RAW DATA.
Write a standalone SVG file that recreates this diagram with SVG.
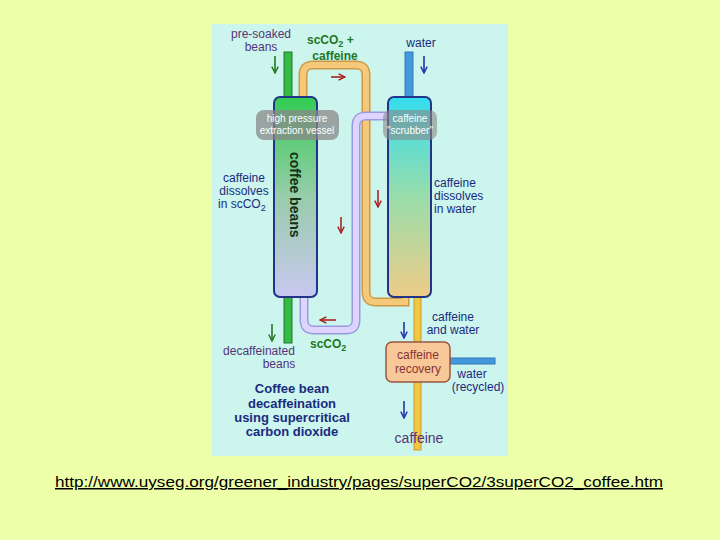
<svg xmlns="http://www.w3.org/2000/svg" width="720" height="540" viewBox="0 0 720 540">
<defs>
<linearGradient id="gl" x1="0" y1="0" x2="0" y2="1"><stop offset="0" stop-color="#33cc55"/><stop offset="0.5" stop-color="#99ccaa"/><stop offset="1" stop-color="#c8c8f0"/></linearGradient>
<linearGradient id="gr" x1="0" y1="0" x2="0" y2="1"><stop offset="0" stop-color="#33ddee"/><stop offset="0.5" stop-color="#99ddaa"/><stop offset="1" stop-color="#eecc88"/></linearGradient>
<marker id="ah" viewBox="0 0 10 10" refX="9" refY="5" markerWidth="5" markerHeight="5" orient="auto"><path d="M1,1 L9,5 L1,9" fill="none" stroke="context-stroke" stroke-width="1.8"/></marker>
</defs>
<style>
text{font-family:"Liberation Sans",Arial,sans-serif;font-size:12px}
.nv{fill:#1a2a80}.pu{fill:#553377}.gr{fill:#227722}.wh{fill:#fff;font-size:10px}
.arr{fill:none;stroke-width:1.6;marker-end:url(#ah)}
</style>
<rect width="720" height="540" fill="#eeffaa"/>
<rect x="212" y="24" width="296" height="432" fill="#ccf5ee"/>
<g id="connectors" fill="none">
<path d="M303,97 V75 Q303,65 313,65 H356 Q366,65 366,75 V292 Q366,302 376,302 H405 V297" stroke="#cc9944" stroke-width="9"/>
<path d="M303,97 V75 Q303,65 313,65 H356 Q366,65 366,75 V292 Q366,302 376,302 H405 V297" stroke="#f5c87a" stroke-width="6"/>
<path d="M388,116 H366 Q356,116 356,126 V320 Q356,330 346,330 H314 Q304,330 304,320 V297" stroke="#9999dd" stroke-width="9"/>
<path d="M388,116 H366 Q356,116 356,126 V320 Q356,330 346,330 H314 Q304,330 304,320 V297" stroke="#ddd5ff" stroke-width="6"/>
<rect x="284" y="52" width="8" height="45" fill="#33bb44" stroke="#227733"/>
<rect x="284" y="297" width="8" height="46" fill="#33bb44" stroke="#227733"/>
<rect x="405" y="52" width="8" height="45" fill="#4499dd" stroke="#3377bb"/>
<rect x="414" y="297" width="7" height="153" fill="#f0c840" stroke="#cc9933"/>
<rect x="450" y="358" width="45" height="6" fill="#4499dd" stroke="#3377bb"/>
<path class="arr" stroke="#227722" d="M275,56 V73"/>
<path class="arr" stroke="#aa2222" d="M331,77 H345"/>
<path class="arr" stroke="#2233aa" d="M424,56 V73"/>
<path class="arr" stroke="#aa2222" d="M378,190 V207"/>
<path class="arr" stroke="#aa2222" d="M341,217 V233"/>
<path class="arr" stroke="#aa2222" d="M336,320 H320"/>
<path class="arr" stroke="#227722" d="M272,324 V341"/>
<path class="arr" stroke="#2233aa" d="M404,322 V338"/>
<path class="arr" stroke="#2233aa" d="M404,401 V418"/>
</g>
<g id="vessel-left">
<rect x="274" y="97" width="43" height="200" rx="6" fill="url(#gl)" stroke="#223388" stroke-width="2"/>
<rect x="256" y="110" width="83" height="30" rx="8" fill="#888" opacity="0.75"/>
<text class="wh" x="297" y="122" text-anchor="middle">high pressure</text>
<text class="wh" x="297" y="134" text-anchor="middle">extraction vessel</text>
<text x="290" y="152" transform="rotate(90 290 152)" style="font-weight:bold;font-size:14px" fill="#113311">coffee beans</text>
</g>
<g id="vessel-right">
<rect x="388" y="97" width="43" height="200" rx="6" fill="url(#gr)" stroke="#223388" stroke-width="2"/>
<rect x="383" y="110" width="54" height="30" rx="8" fill="#888" opacity="0.6"/>
<text class="wh" x="410" y="122" text-anchor="middle">caffeine</text>
<text class="wh" x="410" y="134" text-anchor="middle">"scrubber"</text>
</g>
<g id="recovery">
<rect x="386" y="342" width="64" height="40" rx="6" fill="#f8c898" stroke="#995544" stroke-width="1.5"/>
<text x="418" y="359" text-anchor="middle" fill="#883333">caffeine</text>
<text x="418" y="373" text-anchor="middle" fill="#883333">recovery</text>
</g>
<g id="labels">
<text class="pu" x="261" y="38" text-anchor="middle">pre-soaked</text>
<text class="pu" x="261" y="51" text-anchor="middle">beans</text>
<text class="gr" x="307" y="44" style="font-weight:bold">scCO<tspan font-size="9" dy="3">2</tspan><tspan dy="-3"> +</tspan></text>
<text class="gr" x="335" y="60" text-anchor="middle" style="font-weight:bold">caffeine</text>
<text class="nv" x="421" y="47" text-anchor="middle">water</text>
<text class="nv" x="244" y="182" text-anchor="middle">caffeine</text>
<text class="nv" x="244" y="195" text-anchor="middle">dissolves</text>
<text class="nv" x="218" y="208">in scCO<tspan font-size="9" dy="3">2</tspan></text>
<text class="nv" x="434" y="187">caffeine</text>
<text class="nv" x="434" y="200">dissolves</text>
<text class="nv" x="434" y="213">in water</text>
<text class="pu" x="259" y="355" text-anchor="middle">decaffeinated</text>
<text class="pu" x="279" y="368" text-anchor="middle">beans</text>
<text class="gr" x="310" y="348" style="font-weight:bold">scCO<tspan font-size="9" dy="3">2</tspan></text>
<text class="nv" x="453" y="321" text-anchor="middle">caffeine</text>
<text class="nv" x="453" y="334" text-anchor="middle">and water</text>
<text class="nv" x="472" y="378" text-anchor="middle">water</text>
<text class="nv" x="478" y="391" text-anchor="middle">(recycled)</text>
<text class="pu" x="419" y="443" text-anchor="middle" style="font-size:14px">caffeine</text>
<g class="nv" text-anchor="middle">
<text x="292" y="393" style="font-size:13px;font-weight:bold">Coffee bean</text>
<text x="292" y="408" style="font-size:13px;font-weight:bold">decaffeination</text>
<text x="292" y="422" style="font-size:13px;font-weight:bold">using supercritical</text>
<text x="292" y="436" style="font-size:13px;font-weight:bold">carbon dioxide</text>
</g>
</g>
<text x="55" y="487" textLength="608" lengthAdjust="spacingAndGlyphs" style="font-size:15px" text-decoration="underline" fill="#000">http://www.uyseg.org/greener_industry/pages/superCO2/3superCO2_coffee.htm</text>
</svg>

GOAL. Take the data above and repeat it exactly, leaving each picture out.

SOLUTION FOR THIS PROBLEM.
Write a standalone SVG file that recreates this diagram with SVG.
<svg xmlns="http://www.w3.org/2000/svg" width="720" height="540" viewBox="0 0 720 540">
<defs>
<linearGradient id="gl" x1="0" y1="0" x2="0" y2="1"><stop offset="0" stop-color="#33cc55"/><stop offset="0.5" stop-color="#99ccaa"/><stop offset="1" stop-color="#c8c8f0"/></linearGradient>
<linearGradient id="gr" x1="0" y1="0" x2="0" y2="1"><stop offset="0" stop-color="#33ddee"/><stop offset="0.5" stop-color="#99ddaa"/><stop offset="1" stop-color="#eecc88"/></linearGradient>
<marker id="ah" viewBox="0 0 10 10" refX="9" refY="5" markerWidth="5" markerHeight="5" orient="auto"><path d="M1,1 L9,5 L1,9" fill="none" stroke="context-stroke" stroke-width="1.8"/></marker>
</defs>
<style>
text{font-family:"Liberation Sans",Arial,sans-serif;font-size:12px}
.nv{fill:#1a2a80}.pu{fill:#553377}.gr{fill:#227722}.wh{fill:#fff;font-size:10px}
.arr{fill:none;stroke-width:1.6;marker-end:url(#ah)}
</style>
<rect width="720" height="540" fill="#eeffaa"/>
<rect x="212" y="24" width="296" height="432" fill="#ccf5ee"/>
<g id="connectors" fill="none">
<path d="M303,97 V75 Q303,65 313,65 H356 Q366,65 366,75 V292 Q366,302 376,302 H405 V297" stroke="#cc9944" stroke-width="9"/>
<path d="M303,97 V75 Q303,65 313,65 H356 Q366,65 366,75 V292 Q366,302 376,302 H405 V297" stroke="#f5c87a" stroke-width="6"/>
<path d="M388,116 H366 Q356,116 356,126 V320 Q356,330 346,330 H314 Q304,330 304,320 V297" stroke="#9999dd" stroke-width="9"/>
<path d="M388,116 H366 Q356,116 356,126 V320 Q356,330 346,330 H314 Q304,330 304,320 V297" stroke="#ddd5ff" stroke-width="6"/>
<rect x="284" y="52" width="8" height="45" fill="#33bb44" stroke="#227733"/>
<rect x="284" y="297" width="8" height="46" fill="#33bb44" stroke="#227733"/>
<rect x="405" y="52" width="8" height="45" fill="#4499dd" stroke="#3377bb"/>
<rect x="414" y="297" width="7" height="153" fill="#f0c840" stroke="#cc9933"/>
<rect x="450" y="358" width="45" height="6" fill="#4499dd" stroke="#3377bb"/>
<path class="arr" stroke="#227722" d="M275,56 V73"/>
<path class="arr" stroke="#aa2222" d="M331,77 H345"/>
<path class="arr" stroke="#2233aa" d="M424,56 V73"/>
<path class="arr" stroke="#aa2222" d="M378,190 V207"/>
<path class="arr" stroke="#aa2222" d="M341,217 V233"/>
<path class="arr" stroke="#aa2222" d="M336,320 H320"/>
<path class="arr" stroke="#227722" d="M272,324 V341"/>
<path class="arr" stroke="#2233aa" d="M404,322 V338"/>
<path class="arr" stroke="#2233aa" d="M404,401 V418"/>
</g>
<g id="vessel-left">
<rect x="274" y="97" width="43" height="200" rx="6" fill="url(#gl)" stroke="#223388" stroke-width="2"/>
<rect x="256" y="110" width="83" height="30" rx="8" fill="#888" opacity="0.75"/>
<text class="wh" x="297" y="122" text-anchor="middle">high pressure</text>
<text class="wh" x="297" y="134" text-anchor="middle">extraction vessel</text>
<text x="290" y="152" transform="rotate(90 290 152)" style="font-weight:bold;font-size:14px" fill="#113311">coffee beans</text>
</g>
<g id="vessel-right">
<rect x="388" y="97" width="43" height="200" rx="6" fill="url(#gr)" stroke="#223388" stroke-width="2"/>
<rect x="383" y="110" width="54" height="30" rx="8" fill="#888" opacity="0.6"/>
<text class="wh" x="410" y="122" text-anchor="middle">caffeine</text>
<text class="wh" x="410" y="134" text-anchor="middle">"scrubber"</text>
</g>
<g id="recovery">
<rect x="386" y="342" width="64" height="40" rx="6" fill="#f8c898" stroke="#995544" stroke-width="1.5"/>
<text x="418" y="359" text-anchor="middle" fill="#883333">caffeine</text>
<text x="418" y="373" text-anchor="middle" fill="#883333">recovery</text>
</g>
<g id="labels">
<text class="pu" x="261" y="38" text-anchor="middle">pre-soaked</text>
<text class="pu" x="261" y="51" text-anchor="middle">beans</text>
<text class="gr" x="307" y="44" style="font-weight:bold">scCO<tspan font-size="9" dy="3">2</tspan><tspan dy="-3"> +</tspan></text>
<text class="gr" x="335" y="60" text-anchor="middle" style="font-weight:bold">caffeine</text>
<text class="nv" x="421" y="47" text-anchor="middle">water</text>
<text class="nv" x="244" y="182" text-anchor="middle">caffeine</text>
<text class="nv" x="244" y="195" text-anchor="middle">dissolves</text>
<text class="nv" x="218" y="208">in scCO<tspan font-size="9" dy="3">2</tspan></text>
<text class="nv" x="434" y="187">caffeine</text>
<text class="nv" x="434" y="200">dissolves</text>
<text class="nv" x="434" y="213">in water</text>
<text class="pu" x="259" y="355" text-anchor="middle">decaffeinated</text>
<text class="pu" x="279" y="368" text-anchor="middle">beans</text>
<text class="gr" x="310" y="348" style="font-weight:bold">scCO<tspan font-size="9" dy="3">2</tspan></text>
<text class="nv" x="453" y="321" text-anchor="middle">caffeine</text>
<text class="nv" x="453" y="334" text-anchor="middle">and water</text>
<text class="nv" x="472" y="378" text-anchor="middle">water</text>
<text class="nv" x="478" y="391" text-anchor="middle">(recycled)</text>
<text class="pu" x="419" y="443" text-anchor="middle" style="font-size:14px">caffeine</text>
<g class="nv" text-anchor="middle">
<text x="292" y="393" style="font-size:13px;font-weight:bold">Coffee bean</text>
<text x="292" y="408" style="font-size:13px;font-weight:bold">decaffeination</text>
<text x="292" y="422" style="font-size:13px;font-weight:bold">using supercritical</text>
<text x="292" y="436" style="font-size:13px;font-weight:bold">carbon dioxide</text>
</g>
</g>
<text x="55" y="487" textLength="608" lengthAdjust="spacingAndGlyphs" style="font-size:15px" text-decoration="underline" fill="#000">http://www.uyseg.org/greener_industry/pages/superCO2/3superCO2_coffee.htm</text>
</svg>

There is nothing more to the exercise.